Bill Helfand, scoutmaster of Troop 55 in Houston, said membership in his troop has remained steady at about 225 boys.

“We never considered sexual orientation, and I don’t think many troops really did,” Helfand said. “I don’t know whether we had Scouts who are homosexual. I don’t inquire … It’s not a matter of concern.”

Helfand said the membership debate, while closely covered in the media, did not extend into his meetings with leaders and parents, besides occasional discussion of the policy at camp-outs. He says he hasn’t talked to any Scout about his sexual orientation and doesn’t intend to.

“I know that this is something that people felt was a momentous turning point for Scouting,” Helfand said. “Everybody I know has made Scouting available to every boy who wants it, and that’s what we continue to do.”

See here and here for previous blogging. I have to say, this less-than-full change has been less contentious than I thought it would be. That said, it’s also the case that the Sam Houston Area Council is not going along with the change, so the effect is is somewhat limited locally. And there’s still that ban on gay adults affiliating with the BSA, the justification for which eludes me, so there’s still work to be done. But credit where credit is due, this is a step forward and it does matter.

And on a related note:

However, some Texas parents and leaders have decided to switch to Trail Life USA, an alternative which declares itself “a Christian adventure, character, and leadership program for young men.” Among them is Ron Orr, a business consultant from the Fort Worth area who is signing up local units for the group.

So far, he said he has 25 groups “pre-chartered” for a Jan. 1 launch date in the territory covered by the BSA’s Circle Ten and Longhorn councils. That’s modest compared to the 39,000 Scouts served by the Circle Ten council alone.

Orr is part of a family with four generations of Eagle Scouts. His older son recently earned his Eagle rank and his younger son was on the verge of doing likewise. But Orr said he could not stand by after the policy change.

“As Christians, from a scriptural basis, we love all folks, but the scripture is very clear that being homosexual is a sin,” Orr said. “We’ve got to be able to hold a strong line and set a consistent example for our young men.”

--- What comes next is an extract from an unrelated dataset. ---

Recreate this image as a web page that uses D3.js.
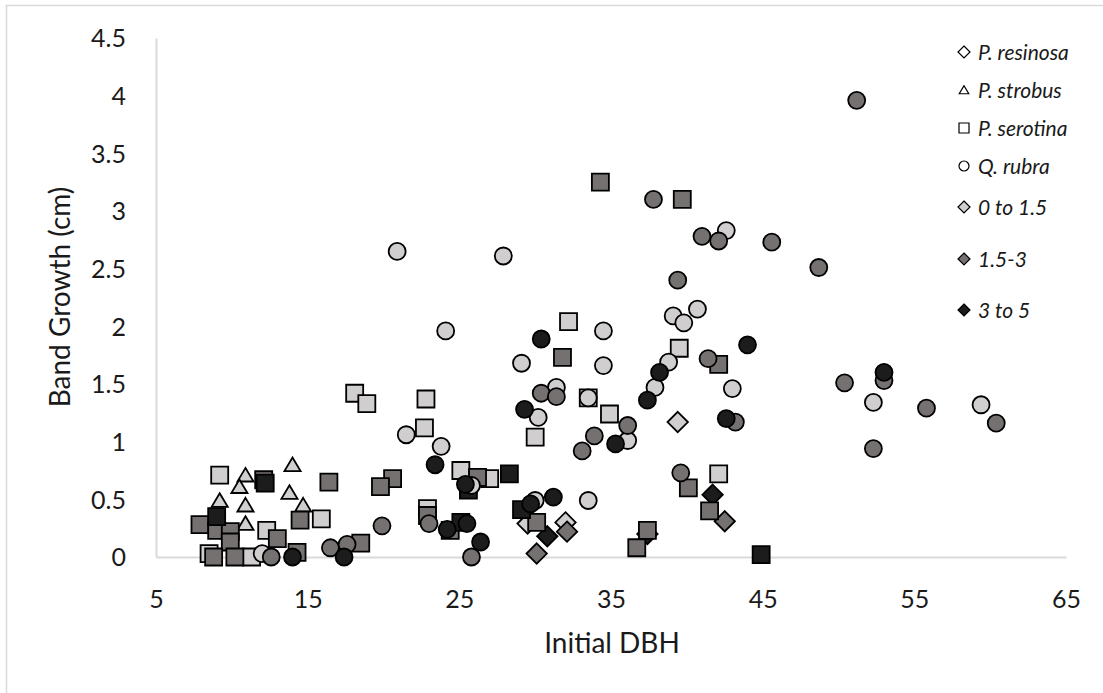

Mr. Orr is quite wrong about what scripture says. I’m sure that he has been told that about scripture all his life, and clearly he is now passing that bit of folklore along, but it’s wrong. It’s true that there are a handful of clobber verses, which I’m sure Mr. Orr would point to if challenged on this. It’s also true that there are vastly more verses about wealth, possessions and the poor, including some strict prohibitions against lending money at interest, which folks like Mr. Orr tend to overlook. If you’re going to cite scripture as a rulebook, then it’s on you to follow all of the rules, not just the ones you like. If you’re going to pick and choose, I see no reason to take you seriously about it.